Sexton’s career in recent years has been dogged by injuries and bad luck and his world was rocked by the death of his mother almost 18 months ago.
The Norwich boxer has vowed to dedicate the title to her memory, but first he must get past Gary Cornish, at the Meadowbank Arena in Edinburgh – Sexton’s first outing for more than a year.
The title is up for grabs for both men, having been vacated by Dillian Whyte earlier this year – but as far as Sexton is concerned, there is only one journey it will be making.
“The British title is coming home to Norwich, simple as that,” he said. “I feel good, I feel sharp, mentally and physically – I feel just as good in the 12th round as I do in the third, so everything has been done, no stone has been left unturned in the gym. What I have to do now is go into the ring and do my business.

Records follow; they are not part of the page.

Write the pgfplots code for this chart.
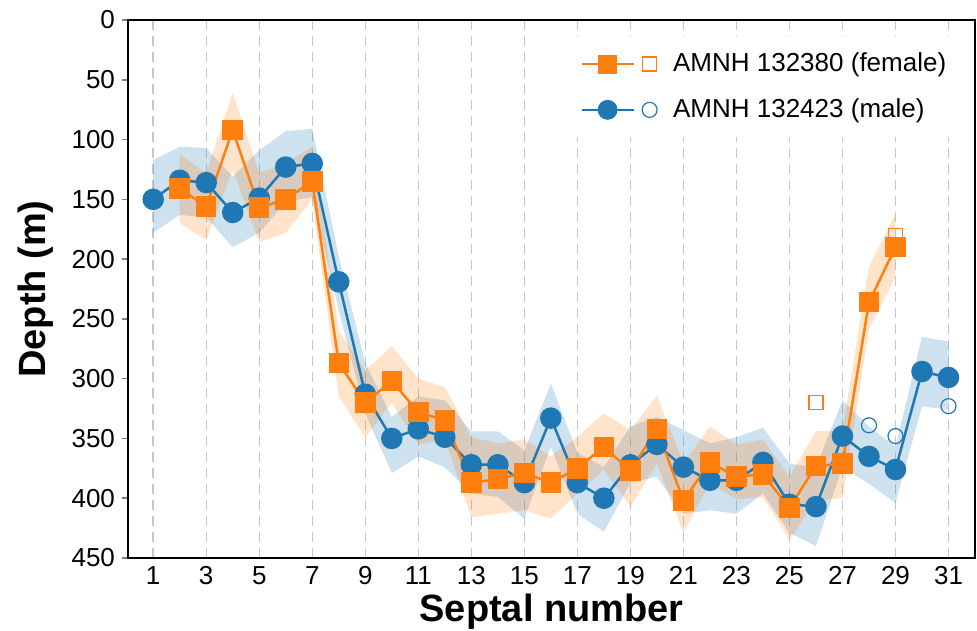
\documentclass[border=0pt]{standalone}
\usepackage{fontspec}
\setmainfont{Liberation Sans}
\usepackage{pgfplots}
\usepackage{pgfplotstable}
\pgfplotsset{compat=1.18}
\usepgfplotslibrary{fillbetween}

\definecolor{cOrange}{HTML}{FF7F0E}
\definecolor{cBlue}{HTML}{1F77B4}

% male, AMNH 132423: septum, depth, band top, band bottom
\pgfplotstableread{
x  y   top bot
1  150 117 178
2  134 106 163
3  136 107 165
4  161 131 190
5  149 109 178
6  123 93  152
7  120 91  148
8  219 198 243
9  313 287 329
10 350 332 379
11 342 315 365
12 349 318 374
13 372 344 396
14 372 344 399
15 387 360 417
16 333 304 357
17 387 362 413
18 400 374 428
19 372 340 387
20 355 332 382
21 374 343 413
22 385 354 410
23 385 349 413
24 370 341 396
25 405 371 429
26 407 374 440
27 348 318 374
28 365 340 388
29 376 357 404
30 294 265 323
31 299 269 326
}\maledata

% female, AMNH 132380
\pgfplotstableread{
x  y   top bot
2  141 112 170
3  156 128 184
4  92  61  125
5  157 128 186
6  150 120 178
7  135 106 150
8  287 260 315
9  320 293 349
10 302 273 320
11 328 300 355
12 335 307 351
13 387 349 416
14 384 354 413
15 379 351 410
16 387 365 417
17 375 349 396
18 357 329 376
19 377 343 407
20 342 314 371
21 402 371 429
22 370 340 387
23 382 355 401
24 380 351 399
25 408 382 435
26 373 344 402
27 371 343 400
28 236 206 259
29 190 162 215
}\femaledata

\begin{document}
\begin{tikzpicture}
\begin{axis}[
  at={(0,0)}, anchor=south west,
  width=423.5pt, height=269pt, scale only axis,
  xmin=0.05, xmax=32, ymin=0, ymax=450, y dir=reverse,
  xtick={1,3,...,31}, ytick={0,50,...,450},
  xmajorgrids,
  grid style={draw=black!22, line width=0.7pt, dash pattern=on 5pt off 3pt},
  axis line style={line width=1.4pt},
  xtick style={draw=none},
  ytick style={line width=0.8pt},
  ytick pos=left, tick align=outside, major tick length=3pt,
  /pgf/number format/assume math mode=true,
  tick label style={font=\fontsize{13}{13}\selectfont},
  xticklabel style={yshift=1pt, inner ysep=2pt},
  xlabel={Septal number}, ylabel={Depth (m)},
  label style={font=\bfseries\fontsize{19}{20}\selectfont},
  xlabel style={at={(rel axis cs:0.5,0)}, anchor=center, yshift=-27pt, inner ysep=0pt},
  ylabel style={at={(rel axis cs:0,0.5)}, anchor=center, yshift=46pt},
  legend style={draw=none, fill=white, font=\fontsize{13}{13}\selectfont,
    anchor=north west, at={(rel axis cs:0.5218,0.969)},
    inner xsep=5pt, inner ysep=6pt, row sep=8pt, column sep=6pt},
  legend cell align=left,
]
\addlegendimage{legend image code/.code={
  \draw[cOrange, line width=1.25pt] (0pt,0pt) -- (26pt,0pt);
  \draw[cOrange] plot[only marks, mark=square*, mark size=4.5pt] coordinates {(13pt,0pt)};
  \draw[cOrange, line width=0.6pt] plot[only marks, mark=square, mark size=3.5pt] coordinates {(34pt,0pt)};
}}
\addlegendentry{AMNH 132380 (female)}
\addlegendimage{legend image code/.code={
  \draw[cBlue, line width=1.25pt] (0pt,0pt) -- (26pt,0pt);
  \draw[cBlue] plot[only marks, mark=*, mark size=4.75pt] coordinates {(13pt,0pt)};
  \draw[cBlue, line width=0.6pt] plot[only marks, mark=o, mark size=3.75pt] coordinates {(34pt,0pt)};
}}
\addlegendentry{AMNH 132423 (male)}

% bands
\addplot[name path=mt, draw=none, forget plot] table[x=x, y=top]{\maledata};
\addplot[name path=mb, draw=none, forget plot] table[x=x, y=bot]{\maledata};
\addplot[fill=cBlue, fill opacity=0.22, draw=none, forget plot] fill between[of=mt and mb];
\addplot[name path=ft, draw=none, forget plot] table[x=x, y=top]{\femaledata};
\addplot[name path=fb, draw=none, forget plot] table[x=x, y=bot]{\femaledata};
\addplot[fill=cOrange, fill opacity=0.22, draw=none, forget plot] fill between[of=ft and fb];

% lines
\addplot[cBlue, line width=1.25pt, mark=*, mark size=4.75pt, forget plot]
  table[x=x, y=y]{\maledata};
\addplot[cOrange, line width=1.25pt, mark=square*, mark size=4.5pt, forget plot]
  table[x=x, y=y]{\femaledata};

% open symbols
\addplot[cOrange, only marks, mark=square, mark size=3.5pt, mark options={line width=0.6pt}, forget plot]
  coordinates {(26,320) (29,180)};
\addplot[cBlue, only marks, mark=o, mark size=3.75pt, mark options={line width=0.6pt}, forget plot]
  coordinates {(28,339) (29,348) (31,323)};
\end{axis}
\pgfresetboundingbox
\useasboundingbox (-64pt,-36pt) rectangle (424.5pt,279pt);
\end{tikzpicture}
\end{document}
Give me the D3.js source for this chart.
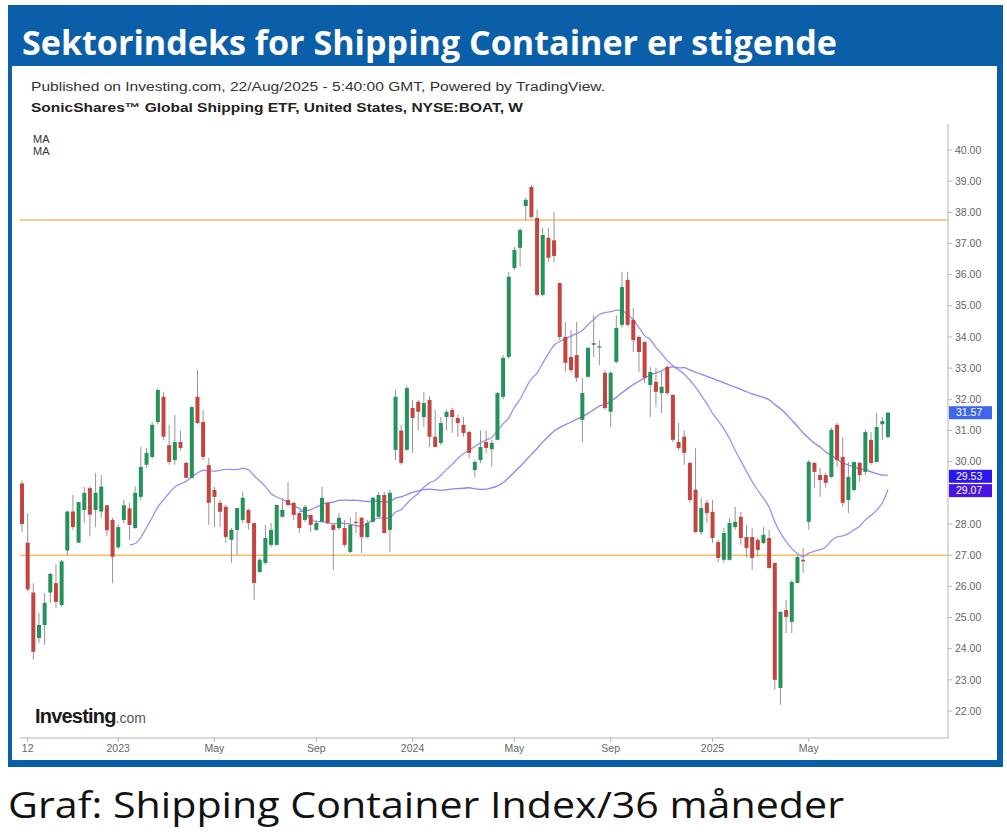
<!DOCTYPE html>
<html><head><meta charset="utf-8">
<script src="https://cdn.jsdelivr.net/npm/d3@7"></script>
<style>body{margin:0;background:#fff;} svg{display:block;}</style>
</head><body>
<svg id="chart" width="1007" height="836"></svg>
<script>
// ---------- data ----------
const titleText = "Sektorindeks for Shipping Container er stigende";
const captionText = "Graf: Shipping Container Index/36 måneder";
const publishedText = "Published on Investing.com, 22/Aug/2025 - 5:40:00 GMT, Powered by TradingView.";
const symbolText = "SonicShares\u2122 Global Shipping ETF, United States, NYSE:BOAT, W";
const maLegend = ["MA", "MA"];
const firstWeek = "2022-09-05";   // weekly candles, one per week from here
const open = [29.3,27.4,25.8,24.34,24.76,25.8,26.1,25.4,27.15,28.4,27.4,28.45,29.15,28.45,28.4,28.6,28.13,27.25,28.13,28.5,
27.87,28.87,29.9,30.15,31.27,32.08,30.53,30.05,30.63,29.96,29.48,32.08,31.27,29.89,29.09,28.68,28.55,27.49,27.81,28.13,
28.45,28.03,26.46,26.75,27.33,27.33,28.23,28.77,28.68,28.35,28.13,28.29,27.81,28.07,28.68,27.97,27.87,27.87,27.1,28.07,
28.2,27.58,28.07,28.23,28.93,27.81,30.38,31.0,30.38,31.72,31.92,31.43,31.98,30.8,30.6,31.43,31.66,31.4,31.18,30.95,
29.73,30.05,30.63,30.4,30.7,32.08,33.36,36.21,36.86,38.2,38.81,37.82,35.35,37.18,37.1,35.73,34.0,33.36,33.42,31.34,
32.72,33.75,33.67,32.85,31.6,33.2,34.39,35.83,34.55,34.0,33.84,32.46,32.56,32.2,33.04,32.14,30.63,30.8,29.96,29.1,
27.74,28.68,28.39,27.42,26.85,26.85,27.9,28.23,27.58,27.58,27.49,27.39,27.55,26.75,22.74,25.24,24.86,26.11,26.85,28.07,
29.96,29.57,29.57,29.51,31.18,30.15,28.77,29.09,29.96,29.67,30.7,29.99,31.2,30.79];
const high = [29.4,28.35,26.1,25.15,25.79,26.43,26.7,26.85,28.42,28.93,28.7,29.19,29.2,29.64,29.57,28.6,28.2,28.0,28.77,28.68,
29.2,30.47,30.44,31.27,32.36,32.24,31.18,31.5,31.0,30.0,31.8,32.94,31.66,30.12,29.19,28.77,28.61,27.87,28.51,29.03,
28.5,28.05,26.91,27.97,28.03,28.61,28.84,29.35,28.7,28.39,28.61,28.3,28.13,29.19,28.71,28.0,28.35,28.13,28.23,28.39,
28.22,28.13,28.87,29.03,29.03,29.1,32.3,31.18,32.43,31.98,31.98,32.24,32.1,31.66,31.43,31.66,31.72,31.5,31.43,31.0,
30.05,31.0,31.0,30.7,32.24,33.42,36.09,36.89,37.5,38.46,38.88,38.08,37.5,37.5,38.0,35.75,34.48,34.23,34.48,32.69,
33.68,34.7,33.9,32.94,32.9,34.7,36.09,36.09,34.93,34.05,33.86,33.04,33.0,32.94,33.1,32.16,31.24,31.0,29.98,30.44,
28.84,28.77,28.77,27.49,27.87,28.2,28.55,28.39,27.97,27.87,27.55,27.9,27.81,26.77,25.2,25.56,26.2,27.0,27.23,30.05,
29.99,29.8,29.64,31.08,31.24,30.79,29.99,29.99,29.99,31.02,30.95,31.56,31.43,31.6];
const low = [27.75,25.85,23.65,24.18,24.12,25.47,25.3,25.34,27.0,27.8,27.4,28.03,27.6,27.9,28.2,27.6,26.1,27.2,28.03,27.49,
27.85,28.77,29.8,30.1,31.2,30.7,29.9,29.9,30.37,29.45,29.45,31.2,30.05,27.97,27.9,27.9,27.39,26.75,27.0,28.03,
27.81,25.56,26.43,26.7,27.26,27.3,28.2,28.55,28.13,27.71,28.07,27.74,27.78,28.05,28.0,26.53,27.81,27.26,27.07,27.71,
27.07,27.55,28.03,28.2,27.71,27.1,30.05,29.9,30.36,30.28,31.0,31.11,30.47,30.47,30.53,31.0,30.92,30.8,30.8,30.12,
29.5,29.96,30.28,29.83,30.68,32.0,33.3,36.15,36.25,37.75,37.8,35.3,35.3,36.4,36.4,33.9,32.88,32.85,32.56,30.63,
32.69,33.36,33.1,31.66,31.11,33.15,34.3,34.35,33.52,32.88,32.53,31.43,31.75,31.56,32.14,30.63,30.37,29.9,28.68,27.72,
27.65,28.03,27.39,26.78,26.75,26.83,27.81,27.33,26.94,26.53,26.94,27.35,26.57,22.68,22.2,24.5,24.5,26.09,26.43,27.81,
29.16,28.87,29.16,29.48,29.83,28.55,28.35,29.03,29.35,29.57,29.9,29.97,30.7,30.76];
const close = [28.0,25.9,23.9,24.76,25.47,26.4,25.5,26.8,28.4,27.9,28.7,29.0,28.3,29.0,29.2,27.8,26.95,27.9,28.6,27.97,
29.0,29.83,30.28,31.18,32.3,30.8,29.99,30.63,30.44,29.48,31.75,31.24,30.15,28.68,28.87,28.39,27.58,27.81,28.51,28.84,
28.03,26.11,26.85,27.55,27.81,28.61,28.45,28.61,28.29,27.87,28.55,27.97,28.03,28.84,28.03,27.81,28.2,27.33,27.97,28.05,
27.58,28.03,28.84,28.93,27.71,29.0,32.08,29.96,32.36,31.4,31.6,31.88,30.8,30.47,31.24,31.6,31.43,31.24,30.92,30.28,
29.99,30.47,30.44,30.6,32.2,33.33,35.93,36.79,37.43,38.4,37.85,35.35,37.27,36.54,36.6,34.0,33.17,32.94,32.69,32.2,
33.65,33.8,33.7,31.72,32.85,34.29,35.6,34.39,33.9,33.52,32.69,32.88,32.24,32.4,32.2,30.7,30.44,30.28,28.77,27.74,
28.51,28.35,27.55,26.91,27.71,28.03,28.07,27.55,27.23,26.91,27.17,27.65,26.59,23.0,25.18,25.02,26.14,26.94,26.8,29.99,
29.67,29.41,29.32,31.02,30.05,28.68,29.51,29.99,29.57,30.95,29.96,31.11,31.3,31.57];
const maPeriods = [20, 50];
const lastValues = [31.57, 29.53, 29.07];   // price / MA50 / MA20 labels on the axis
const yTicks = [22,23,24,25,26,27,28,29,30,31,32,33,34,35,36,37,38,39,40];
const xTickDates = ["2022-09-12","2023-01-02","2023-05-01","2023-09-04","2024-01-01","2024-05-06","2024-09-02","2025-01-06","2025-05-05"];
const xTickLabels = ["12","2023","May","Sep","2024","May","Sep","2025","May"];
const hLevels = [37.75, 27.0];

// ---------- build ----------
const parse = d3.utcParse("%Y-%m-%d");
const t0 = parse(firstWeek);
const candles = close.map((c, i) => ({
  date: d3.utcDay.offset(t0, 7 * i), o: open[i], h: high[i], l: low[i], c: c
}));

const svg = d3.select("#chart");
const blue = "#0b5ea8";

// frame
svg.append("rect").attr("x", 8).attr("y", 5).attr("width", 995).attr("height", 762).attr("fill", blue);
svg.append("rect").attr("x", 12).attr("y", 66).attr("width", 985).attr("height", 694).attr("fill", "#fff");
svg.append("text").attr("x", 22).attr("y", 55).text(titleText)
  .attr("fill", "#fff").attr("font-family", "'Open Sans', sans-serif").attr("font-weight", 700)
  .attr("font-size", 34).attr("textLength", 815).attr("lengthAdjust", "spacingAndGlyphs");

svg.append("text").attr("x", 8).attr("y", 818).text(captionText)
  .attr("fill", "#111").attr("font-family", "'Open Sans', sans-serif")
  .attr("font-size", 37).attr("textLength", 836).attr("lengthAdjust", "spacingAndGlyphs");

svg.append("text").attr("x", 31).attr("y", 91).text(publishedText)
  .attr("fill", "#333").attr("font-family", "'Liberation Sans', Arial, sans-serif").attr("font-size", 12.5)
  .attr("textLength", 574).attr("lengthAdjust", "spacingAndGlyphs");
svg.append("text").attr("x", 31).attr("y", 112).text(symbolText)
  .attr("fill", "#222").attr("font-weight", 700).attr("font-family", "'Liberation Sans', Arial, sans-serif").attr("font-size", 12.5)
  .attr("textLength", 492).attr("lengthAdjust", "spacingAndGlyphs");
maLegend.forEach((m, i) => svg.append("text").attr("x", 33).attr("y", 143 + 12 * i).text(m)
  .attr("fill", "#333").attr("font-family", "'Liberation Sans', Arial, sans-serif").attr("font-size", 11));

// scales
const x = d3.scaleUtc().domain([candles[0].date, candles[candles.length - 1].date]).range([22, 888]);
const y = d3.scaleLinear().domain([21.07, 40.8]).range([740, 125]);

const plotL = 20, plotR = 948, plotT = 124, plotB = 738;

// horizontal levels
svg.append("g").selectAll("line").data(hLevels).join("line")
  .attr("x1", plotL).attr("x2", plotR).attr("y1", d => y(d)).attr("y2", d => y(d))
  .attr("stroke", "#f4bd6a").attr("stroke-width", 1.5);

// moving averages
const maColors = ["#9d92f0", "#8d84ee"];
maPeriods.forEach((p, k) => {
  const pts = candles.map((d, i) => i >= p - 1 ? { date: d.date, v: d3.mean(close.slice(i - p + 1, i + 1)) } : null).filter(Boolean);
  svg.append("path").datum(pts)
    .attr("d", d3.line().x(d => x(d.date)).y(d => y(d.v)).curve(d3.curveMonotoneX))
    .attr("fill", "none").attr("stroke", maColors[k]).attr("stroke-width", 1.3);
});

// candles
const up = "#23925b", down = "#c4453f";
const g = svg.append("g");
g.selectAll("line").data(candles).join("line")
  .attr("x1", d => x(d.date)).attr("x2", d => x(d.date))
  .attr("y1", d => y(d.h)).attr("y2", d => y(d.l))
  .attr("stroke", "#959595").attr("stroke-width", 1);
g.selectAll("rect").data(candles).join("rect")
  .attr("x", d => x(d.date) - 2).attr("width", 4)
  .attr("y", d => y(Math.max(d.o, d.c)))
  .attr("height", d => Math.max(1.2, Math.abs(y(d.o) - y(d.c))))
  .attr("fill", d => d.c >= d.o ? up : down);

// axes lines
svg.append("line").attr("x1", plotR).attr("x2", plotR).attr("y1", plotT).attr("y2", plotB).attr("stroke", "#b5b5b5");
svg.append("line").attr("x1", plotL).attr("x2", plotR).attr("y1", plotB).attr("y2", plotB).attr("stroke", "#b5b5b5");

// y axis (tick labels hidden where a value label covers them, as in the original)
const visibleTicks = yTicks.filter(t => lastValues.every(v => Math.abs(y(t) - y(v)) > 10));
const yAxis = svg.append("g");
yAxis.selectAll("line").data(yTicks).join("line")
  .attr("x1", plotR).attr("x2", plotR + 4).attr("y1", d => y(d)).attr("y2", d => y(d)).attr("stroke", "#b5b5b5");
yAxis.selectAll("text").data(visibleTicks).join("text")
  .attr("x", plotR + 7).attr("y", d => y(d)).attr("dy", "0.35em").text(d => d3.format(".2f")(d))
  .attr("fill", "#666").attr("font-family", "'Liberation Sans', Arial, sans-serif").attr("font-size", 10.5);

// x axis
const xAxis = svg.append("g");
const xt = xTickDates.map((d, i) => ({ date: parse(d), label: xTickLabels[i] }));
xAxis.selectAll("line").data(xt).join("line")
  .attr("x1", d => x(d.date)).attr("x2", d => x(d.date)).attr("y1", plotB).attr("y2", plotB + 4).attr("stroke", "#b5b5b5");
xAxis.selectAll("text").data(xt).join("text")
  .attr("x", d => x(d.date)).attr("y", 752).attr("text-anchor", "middle").text(d => d.label)
  .attr("fill", "#666").attr("font-family", "'Liberation Sans', Arial, sans-serif").attr("font-size", 10.5);

// last value labels
const labelColors = ["#3f66ee", "#2d17f0", "#4a14e0"];
const lab = svg.append("g");
lastValues.forEach((v, i) => {
  const cy = y(v);
  lab.append("rect").attr("x", plotR + 1).attr("y", cy - 6.5).attr("width", 43).attr("height", 13).attr("fill", labelColors[i]);
  lab.append("text").attr("x", plotR + 8).attr("y", cy).attr("dy", "0.35em").text(d3.format(".2f")(v))
    .attr("fill", "#fff").attr("font-family", "'Liberation Sans', Arial, sans-serif").attr("font-size", 10.5);
});

// logo
const logo = svg.append("text").attr("x", 35).attr("y", 723).attr("font-family", "'Liberation Sans', Arial, sans-serif");
logo.append("tspan").text("Investing").attr("font-weight", 700).attr("font-size", 20).attr("fill", "#1a1a1a").attr("letter-spacing", -0.8);
logo.append("tspan").text(".com").attr("font-size", 14).attr("fill", "#555");
</script>
</body></html>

“It is hard work leading up to a fight, obviously, because you are in the gym constantly, 24/7, one way or another – I am either here, up at the Phoenix Gym with Mark Bone or I am at home doing my sit ups and my own runs. I don’t feel tired now - we tapered off this week and now I am just itching to go.”
Sexton is three years Cornish’s senior and giving away height and reach. Their fight records are similar: Sexton has 23 wins, nine by knockout, and three defeats, while Cornish has 24 wins, exactly half by KO, and one defeat – when he lasted just 90 seconds against Anthony Joshua.
However, Sexton has been in with better opponents: he won the Commonwealth title against Martin Rogan in the Belfast man’s backyard and later in 2009 defended it in identical circumstances. His only defeats have come against Dereck Chisora, twice, and the then red-hot David Price – but since that loss in 2012 he has won eight in a row.
Trainer Graham Everett believes the fight records are part of a simple formula.
“Sam has the edge in experience, he has the speed and he is a better boxer – it’s as simple as that,” he said.